# Goat Power video



## .:Linz:. (Aug 25, 2011)

This has some really neat photos:


----------



## DDFN (Jul 31, 2011)

Very nice pictures. It caught me off guard when the one of the kids actually riding the goats came up near the end of the video.


----------



## KW Farms (Jun 21, 2008)

Cool video! Thanks for sharing!


----------



## GTAllen (Jul 22, 2012)

Nice video, thanks for sharing.


----------



## DesertRose (Apr 12, 2013)

Yep, ridden in a goat cart with my best friend many times in parades. It is alot of fun.
I still have my pony cart and several different sizes of harness but sadly no horses or ponies left on the ranch.

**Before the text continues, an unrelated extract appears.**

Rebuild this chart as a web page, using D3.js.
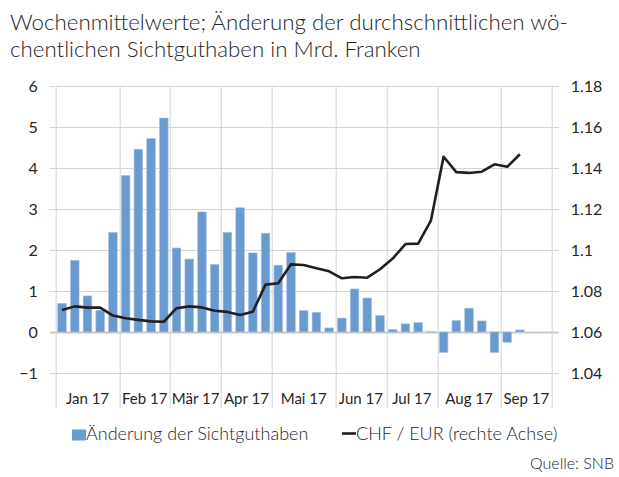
<!DOCTYPE html>
<html>
<head>
<meta charset="utf-8">
<script src="https://cdn.jsdelivr.net/npm/d3@7"></script>
<style>
  body { margin: 0; background: #fff; }
  svg text { font-family: Lato, "Open Sans", sans-serif; fill: #262626; }
</style>
</head>
<body>
<div class="chart"></div>
<script>
// data
let months = ["Jan 17", "Feb 17", "Mär 17", "Apr 17", "Mai 17", "Jun 17", "Jul 17", "Aug 17", "Sep 17"];
let weeksPerMonth = [5, 4, 4, 4, 5, 4, 4, 5, 4];

// weekly change of sight deposits (bn CHF), last two weeks not yet available
let change = [0.70, 1.75, 0.88, 0.53, 2.43,
              3.82, 4.46, 4.72, 5.22,
              2.05, 1.78, 2.93, 1.65,
              2.43, 3.03, 1.93, 2.41,
              1.63, 1.94, 0.52, 0.48, 0.10,
              0.34, 1.05, 0.83, 0.40,
              0.06, 0.20, 0.23, 0.01,
              -0.50, 0.28, 0.58, 0.27, -0.50,
              -0.25, 0.05, null, null];

// CHF per EUR, weekly mean (right axis)
let chfEur = [1.0707, 1.0725, 1.0719, 1.0719, 1.0680,
              1.0667, 1.0659, 1.0652, 1.0650,
              1.0716, 1.0725, 1.0720, 1.0704,
              1.0698, 1.0683, 1.0699, 1.0831,
              1.0838, 1.0930, 1.0927, 1.0911, 1.0896,
              1.0862, 1.0868, 1.0865, 1.0906,
              1.0958, 1.1029, 1.1031, 1.1143,
              1.1455, 1.1380, 1.1376, 1.1382, 1.1418,
              1.1406, 1.1467, null, null];

let leftTicks = [-1, 0, 1, 2, 3, 4, 5, 6];
let rightTicks = [1.04, 1.06, 1.08, 1.10, 1.12, 1.14, 1.16, 1.18];
let rightTickLabels = ["1.04", "1.06", "1.08", "1.1", "1.12", "1.14", "1.16", "1.18"];

let subtitle = ["Wochenmittelwerte; Änderung der durchschnittlichen wö-",
                "chentlichen Sichtguthaben in Mrd. Franken"];

let chart = {};

chart.width = 619;
chart.height = 477;
chart.margin = { top: 86, right: 67.3, bottom: 104, left: 55.7 };
chart.plotW = chart.width - chart.margin.left - chart.margin.right;
chart.plotH = chart.height - chart.margin.top - chart.margin.bottom;

let weeks = d3.range(change.length);

chart.x = d3.scaleBand()
    .domain(weeks)
    .range([0, chart.plotW])
    .paddingInner(0.32)
    .paddingOuter(0.16);

chart.y = d3.scaleLinear().domain([-1, 6]).range([chart.plotH, 0]);
chart.y2 = d3.scaleLinear().domain([1.04, 1.18]).range([chart.plotH, 0]);

chart.svg = d3.select(".chart").append("svg")
    .attr("width", chart.width)
    .attr("height", chart.height);

// subtitle
chart.svg.append("g").selectAll("text")
    .data(subtitle)
    .join("text")
    .attr("x", 10)
    .attr("y", (d, i) => 29.5 + i * 27)
    .style("font-size", "22.3px")
    .style("font-weight", 300)
    .text(d => d);

chart.plot = chart.svg.append("g")
    .attr("transform", `translate(${chart.margin.left},${chart.margin.top})`);

let gridColor = "#d4d4d4";

// horizontal gridlines with outward ticks on both sides
chart.plot.append("g").selectAll("line")
    .data(leftTicks)
    .join("line")
    .attr("x1", -6)
    .attr("x2", chart.plotW + 7)
    .attr("y1", d => Math.round(chart.y(d)) + 0.5)
    .attr("y2", d => Math.round(chart.y(d)) + 0.5)
    .attr("stroke", d => d === 0 ? "#c8c8c8" : gridColor)
    .attr("stroke-width", d => d === 0 ? 2 : 1);

// month boundaries (vertical gridlines running through the label row)
let step = chart.plotW / weeks.length;
let bounds = [0];
weeksPerMonth.forEach((n, i) => bounds.push(bounds[i] + n));

chart.plot.append("g").selectAll("line")
    .data(bounds)
    .join("line")
    .attr("x1", d => Math.round(d * step) + 0.5)
    .attr("x2", d => Math.round(d * step) + 0.5)
    .attr("y1", 0)
    .attr("y2", chart.plotH + 35)
    .attr("stroke", gridColor)
    .attr("stroke-width", 1);

// month labels
chart.plot.append("g").selectAll("text")
    .data(months)
    .join("text")
    .attr("x", (d, i) => (bounds[i] + bounds[i + 1]) / 2 * step)
    .attr("y", chart.plotH + 31)
    .attr("text-anchor", "middle")
    .style("font-size", "15px")
    .text(d => d);

// left axis labels
chart.leftAxis = chart.plot.append("g")
    .call(d3.axisLeft(chart.y).tickValues(leftTicks).tickSize(0).tickPadding(18)
        .tickFormat(d3.format("d")));
chart.leftAxis.select(".domain").remove();
chart.leftAxis.selectAll("text").style("font-size", "16px").attr("fill", "#262626");

// right axis labels
chart.rightAxis = chart.plot.append("g")
    .attr("transform", `translate(${chart.plotW},0)`)
    .call(d3.axisRight(chart.y2).tickValues(rightTicks).tickSize(0).tickPadding(19)
        .tickFormat((d, i) => rightTickLabels[i]));
chart.rightAxis.select(".domain").remove();
chart.rightAxis.selectAll("text").style("font-size", "16px").attr("fill", "#262626");

// bars
chart.plot.append("g").selectAll("rect")
    .data(weeks.filter(i => change[i] !== null))
    .join("rect")
    .attr("x", i => chart.x(i))
    .attr("width", chart.x.bandwidth())
    .attr("y", i => chart.y(Math.max(0, change[i])))
    .attr("height", i => Math.abs(chart.y(change[i]) - chart.y(0)))
    .attr("fill", "#6a9bd0")
    .attr("stroke", "#a9c6e6")
    .attr("stroke-width", 0.6);

// CHF / EUR line
chart.line = d3.line()
    .defined(i => chfEur[i] !== null)
    .x(i => chart.x(i) + chart.x.bandwidth() / 2)
    .y(i => chart.y2(chfEur[i]));

chart.plot.append("path")
    .datum(weeks)
    .attr("d", chart.line)
    .attr("fill", "none")
    .attr("stroke", "#231f20")
    .attr("stroke-width", 2.6)
    .attr("stroke-linejoin", "round");

// legend
chart.legend = chart.svg.append("g");
chart.legend.append("rect")
    .attr("x", 72).attr("y", 429.5).attr("width", 14).attr("height", 11)
    .attr("fill", "#6a9bd0");
chart.legend.append("text")
    .attr("x", 86).attr("y", 440)
    .style("font-size", "18px")
    .style("font-weight", 300)
    .text("Änderung der Sichtguthaben");
chart.legend.append("line")
    .attr("x1", 342).attr("x2", 356).attr("y1", 433.5).attr("y2", 433.5)
    .attr("stroke", "#231f20").attr("stroke-width", 2.6);
chart.legend.append("text")
    .attr("x", 356).attr("y", 440)
    .style("font-size", "18px")
    .style("font-weight", 300)
    .text("CHF / EUR (rechte Achse)");

// source
chart.svg.append("text")
    .attr("x", 614).attr("y", 469)
    .attr("text-anchor", "end")
    .style("font-size", "16px")
    .style("font-weight", 300)
    .text("Quelle: SNB");
</script>
</body>
</html>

On my tv stand right now I have a picture of my 2nd boy ... he is riding a Togg doe named, Rocky Ford Janna. Janna was a very gentle doe and loved little babies, human and goats. My son loved to ride around on Janna instead of the pony. I think my son is three or four in the picture.

I have an electric golf cart for going to the mailbox in. I've been thinking of going goat power instead.onder:


----------



## Erik_L (Nov 27, 2012)

Link saved and emailed to family and friends. That's awesome.

Enjoy the Day!


----------



## toth boer goats (Jul 20, 2008)

So neat


----------